Saturday, May 21, 2011

Secure Key Algorithms

Public-key cryptography

Public-key cryptography refers to a widely used set of methods for transforming a written message into a form that can be read only by the intended recipient. This cryptographics approach involves the use of asymmetric key algorithms — that is, the non-message information (the public key) needed to transform the message to a secure form is different from the information needed to reverse the process (the private key). The person who anticipates receiving messages first creates both a public key and an associated private key, and publishes the public key. When someone wants to send a secure message to the creator of these keys, the sender encrypts it (transforms it to secure form) using the intended recipient's public key; to decrypt the message, the recipient uses the private key.

Thus, unlike symmetric key algorithms, a public key algorithm does not require a secure initial exchange of one or more secret keys between the sender and receiver. The particular algorithm used for encrypting and decrypting was designed in such a way that, while it is easy for the intended recipient to generate the public and private keys and to decrypt the message using the private key, and while it is easy for the sender to encrypt the message using the public key, it is extremely difficult for anyone to figure out the private key based on their knowledge of the public key.

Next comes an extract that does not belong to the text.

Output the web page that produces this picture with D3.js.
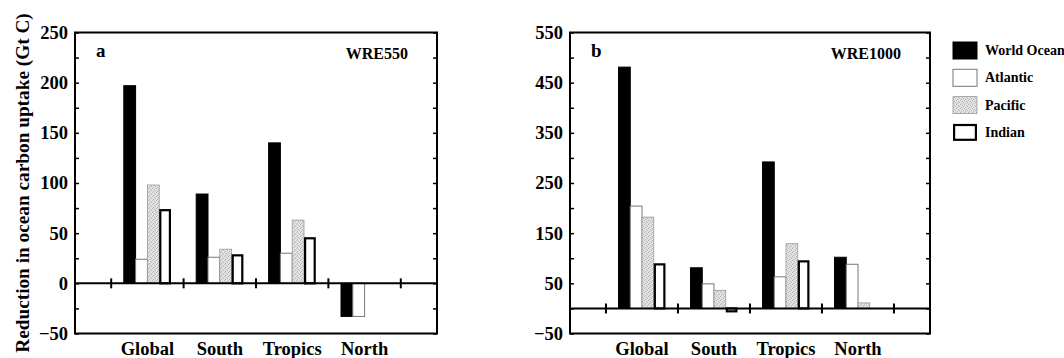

The use of these keys also allows protection of the authenticity of a message by creating a digital signature of a message using the private key, which can be verified using the public key.

Public key cryptography is a fundamental and widely used technology around the world. It is the approach which is employed by many cryptographic algorithms and cryptosystems.

How it works

The distinguishing technique used in public key cryptography is the use of asymmetric key algorithms, where the key used to encrypt a message is not the same as the key used to decrypt it. Each user has a pair of cryptographic keys—a public encryption key and a private decryption key. The publicly available encrypting-key is widely distributed, while the private decrypting-key is known only to the recipient. Messages are encrypted with the recipient's public key and can only be decrypted with the corresponding private key. The keys are related mathematically, but parameters are chosen so that determining the private key from the public key is prohibitively expensive.

In contrast, symmetric-key algorithms, variations of which have been used for thousands of years, use a single secret key—which must be shared and kept private by both sender and receiver—for both encryption and decryption. To use a symmetric encryption scheme, the sender and receiver must securely share a key in advance.

Because symmetric key algorithms are nearly always much less computationally intensive, it is common to exchange a key using a key-exchange algorithm and transmit data using that key and a symmetric-key algorithms.